When I was in Greece, I heard much about one of the Belt and Road Initiative's early successes, the Greek Port of Piraeus, but thereafter in Italy, under intense pressure from Washington, the government in Rome decided to abandon the Belt and Road Initiative. The Italian prime minister was in a pickle, forced as others increasingly are into a zero-sum game versus building a shared future for humanity. Although she counterbalanced her decision by assuring that bilateral ties with China remain strong, and perhaps they do, only those espousing US interests or xenophobia see such steps as promising.

In Poland, I saw a country and political elite mobilized by a pro-Ukraine, anti-Russian narrative, but likewise longstanding anti-German narratives that understandably remain part of Poland's national identity. Nevertheless, many people assured me, these "anti-narratives "have more to do with the politics of distraction, advanced by politicians who lack a real vision of the future and seem to believe that advancing a pro-US line is the only way to advance Poland. In fact, Polish people are not politically naive, and while not succumbing to the negative spirit of such negative rhetoric, most of those I spoke with were unable to envision the possibility of an alternative politics.

In Hungary, people told me of the country's increased economic dependence on China, particularly as its other major economic partner, Germany, has suffered significant setbacks after losing access to Russian energy; and yet, I also heard accounts of the attacks, including dog whistle racism, advanced by Hungarian liberals against Fudan University's efforts to build a campus in Budapest. Hungary remains positive toward China, but US soft power remains potent there.

In Prague, I saw Chinese by the dozens, still a major tourist draw, especially among couples seeking a romantic holiday. And yet, the Czech academics I met there spoke of the increasingly difficult political climate they faced in their universities, of an emerging cancel culture directed against those engaged in candid discussions about global affairs, and a growing lack of confidence in the future.
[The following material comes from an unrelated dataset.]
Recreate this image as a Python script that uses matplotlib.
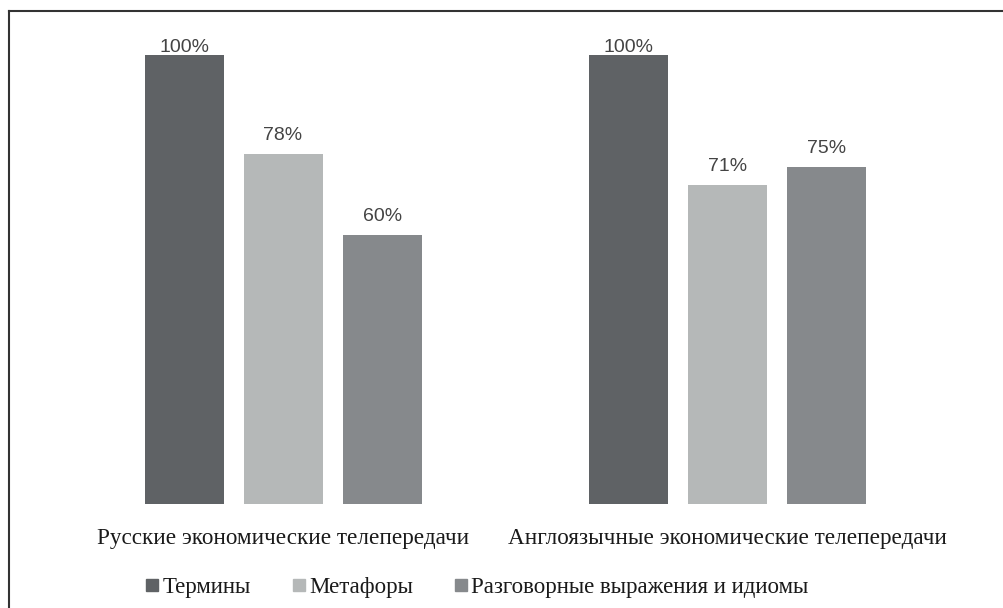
import matplotlib.pyplot as plt
from matplotlib.lines import Line2D
import numpy as np

categories = ["Русские экономические телепередачи", "Англоязычные экономические телепередачи"]
series_names = ["Термины", "Метафоры", "Разговорные выражения и идиомы"]
terms = [100, 100]
metaphors = [78, 71]
idioms = [60, 75]
colors = ["#5f6265", "#b5b8b8", "#86898c"]

fig = plt.figure(figsize=(10.04, 6.08), dpi=100)
ax = fig.add_axes([0.0608, 0.171, 0.8845, 0.7385])

x = np.arange(len(categories))
width = 0.178
step = 0.223
for i, (vals, col) in enumerate(zip([terms, metaphors, idioms], colors)):
    pos = x + (i - 1) * step
    bars = ax.bar(pos, vals, width=width, color=col)
    for b, v in zip(bars, vals):
        # labels sit a bit above the bar, but the 100% ones are squeezed against the top
        ax.text(b.get_x() + b.get_width() / 2, min(v + 2.2, 99.7), f"{v}%", ha="center", va="bottom",
                fontsize=14, color="#444444", family="Liberation Sans", clip_on=False)

ax.set_xlim(-0.5, 1.5)
ax.set_ylim(0, 100)
ax.set_yticks([])
ax.set_xticks(x)
ax.set_xticklabels(categories, family="Liberation Serif", fontsize=16.7, color="#1a1a1a")
ax.tick_params(axis="x", length=0, pad=17.5)
for s in ax.spines.values():
    s.set_visible(False)

handles = [Line2D([], [], marker="s", linestyle="none", markersize=9, color=c) for c in colors]
leg = fig.legend(handles, series_names, loc="center", bbox_to_anchor=(477 / 1004, 1 - 587 / 608), ncol=3,
                 frameon=False, handletextpad=0.15, columnspacing=1.8, handlelength=0.6,
                 borderpad=0, prop={"family": "Liberation Serif", "size": 16.5})
for t in leg.get_texts():
    t.set_color("#1a1a1a")

# border on top and left
fig.add_artist(Line2D([9 / 1004, 1], [1 - 11 / 608, 1 - 11 / 608], color="#333333", lw=1.5))
fig.add_artist(Line2D([9 / 1004, 9 / 1004], [0, 1 - 11 / 608], color="#333333", lw=1.5))

fig.savefig("out.png", dpi=100)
What about China, many asked me: Is there a future for us in China?

To hear such questions in Europe while the EU and the United Kingdom find themselves increasingly drawn down Washington's dark path, and while NATO expands and Washington dreams of advancing it against China, I am reminded effectively of the answers to such questions that we've heard from the Global South, especially Southeast Asia, the Middle East, Central Asia, Africa and Latin America: as the past 10 years have demonstrated, and as the Belt and Road Initiative has helped illustrate, there is no future without countries moving hand-in-hand with China. Washington's counter-proposals, such as the Build Back Better World Initiative, are known shams. Without China, there's little to no shared development, no major trading partner, no bulwark against climate change or future pandemics, no respite from US hegemony, no security from military and political interventions and the constant threat of eroding sovereignty.

Over the past decade, the Belt and Road Initiative has demonstrated its incredible capacity to jumpstart growth and development. Over the past 10 years, we've also seen the initiative and anything associated with China being demonized by the US and those who have decided to keep their declining fortunes and futures in lockstep with Washington. To be sure, the Belt and Road Initiative has had its ups-and-downs: not every project has been realized, and certainly challenges such as the pandemic were impossible to weather perfectly. Nevertheless, the initiative has proven itself to be one of the few and perhaps only major plan to make significant achievements in advancing human progress across a great number of diverse countries. It remains the only credible effort capable of still achieving much more in a world that desperately needs much more. It's with this perspective that we should greet the Belt and Road Initiative's 10th anniversary, and encourage others to do the same before they're left further behind.

The author is Josef Gregory Mahoney, a professor of politics and international relations at East China Normal University and a senior research fellow with the Institute for the Development of Socialism with Chinese Characteristics at Southeast University and the Hainan CGE Peace Development Foundation.